===== WORKING DATA =====

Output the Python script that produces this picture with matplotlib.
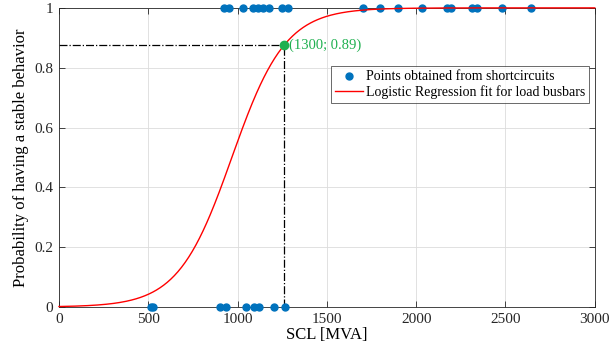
import numpy as np
import matplotlib
matplotlib.use("Agg")
import matplotlib.pyplot as plt

plt.rcParams['font.family'] = ['Liberation Serif', 'DejaVu Serif']
plt.rcParams['mathtext.fontset'] = 'stix'

# short-circuit levels [MVA] where the case was stable (1) / unstable (0)
scl_stable = [925, 953, 1032, 1088, 1116, 1144, 1178, 1251, 1284,
              1703, 1800, 1901, 2034, 2170, 2195, 2310, 2340, 2483, 2645]
scl_unstable = [516, 528, 903, 937, 1049, 1094, 1122, 1206, 1268]

# logistic fit parameters
fit_mid = 968.0
fit_slope = 0.00666

# marked operating point
pt_x = 1262
pt_y = 0.876
pt_label = '(1300; 0.89)'

fig = plt.figure(figsize=(6.1, 3.58), dpi=100)
ax = fig.add_axes([0.0967, 0.1425, 0.8783, 0.8355])

x = np.linspace(0, 3000, 600)
p = 1.0 / (1.0 + np.exp(-fit_slope * (x - fit_mid)))

ax.plot([0, pt_x], [pt_y, pt_y], color='black', lw=0.9, ls='-.', zorder=2)
ax.plot([pt_x, pt_x], [0, pt_y], color='black', lw=0.9, ls='-.', zorder=2)

ax.plot(scl_stable, np.ones(len(scl_stable)), 'o', color='#0072BD', ms=5,
        label='Points obtained from shortcircuits', zorder=3, clip_on=False)
ax.plot(scl_unstable, np.zeros(len(scl_unstable)), 'o', color='#0072BD', ms=5,
        zorder=3, clip_on=False)
ax.plot(x, p, color='red', lw=1.0, label='Logistic Regression fit for load busbars',
        zorder=4, clip_on=False)

ax.plot(pt_x, pt_y, 'o', color='#1fb050', ms=6, zorder=5)
ax.text(pt_x + 25, pt_y, pt_label, color='#1fb050', fontsize=10.5,
        va='center', ha='left')

ax.set_xlim(0, 3000)
ax.set_ylim(0, 1)
ax.set_xticks(np.arange(0, 3001, 500))
ax.set_yticks([0, 0.2, 0.4, 0.6, 0.8, 1])
ax.set_yticklabels(['0', '0.2', '0.4', '0.6', '0.8', '1'])
ax.tick_params(direction='in', length=4, width=0.6, labelsize=11,
               top=True, right=True, colors='#262626', pad=4)
ax.grid(True, color='#dcdcdc', lw=0.6)
for s in ax.spines.values():
    s.set_color('#262626')
    s.set_linewidth(0.6)

ax.set_xlabel('SCL [MVA]', fontsize=12, labelpad=1)
ax.set_ylabel('Probability of having a stable behavior', fontsize=12, labelpad=4)

leg = ax.legend(loc='upper right', bbox_to_anchor=(0.99, 0.805), fontsize=10,
                frameon=True, fancybox=False, handlelength=2.0,
                handletextpad=0.2, borderpad=0.3, labelspacing=0.1,
                borderaxespad=0)
leg.get_frame().set_edgecolor('#262626')
leg.get_frame().set_linewidth(0.6)

fig.savefig('out.png', dpi=100)
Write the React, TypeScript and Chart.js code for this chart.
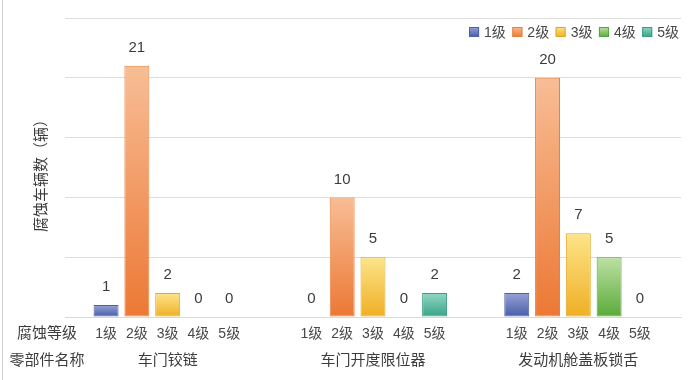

=====

- PROMPT:
Starting at the first line of the material, output exactly the lines up to and including the one with "ax = fig.add_axes([0.0967, 0.1425, 0.8783, 0.8355])". Do not include the pictures.

- FINISHED EXERCISE:
Output the Python script that produces this picture with matplotlib.
import numpy as np
import matplotlib
matplotlib.use("Agg")
import matplotlib.pyplot as plt

plt.rcParams['font.family'] = ['Liberation Serif', 'DejaVu Serif']
plt.rcParams['mathtext.fontset'] = 'stix'

# short-circuit levels [MVA] where the case was stable (1) / unstable (0)
scl_stable = [925, 953, 1032, 1088, 1116, 1144, 1178, 1251, 1284,
              1703, 1800, 1901, 2034, 2170, 2195, 2310, 2340, 2483, 2645]
scl_unstable = [516, 528, 903, 937, 1049, 1094, 1122, 1206, 1268]

# logistic fit parameters
fit_mid = 968.0
fit_slope = 0.00666

# marked operating point
pt_x = 1262
pt_y = 0.876
pt_label = '(1300; 0.89)'

fig = plt.figure(figsize=(6.1, 3.58), dpi=100)
ax = fig.add_axes([0.0967, 0.1425, 0.8783, 0.8355])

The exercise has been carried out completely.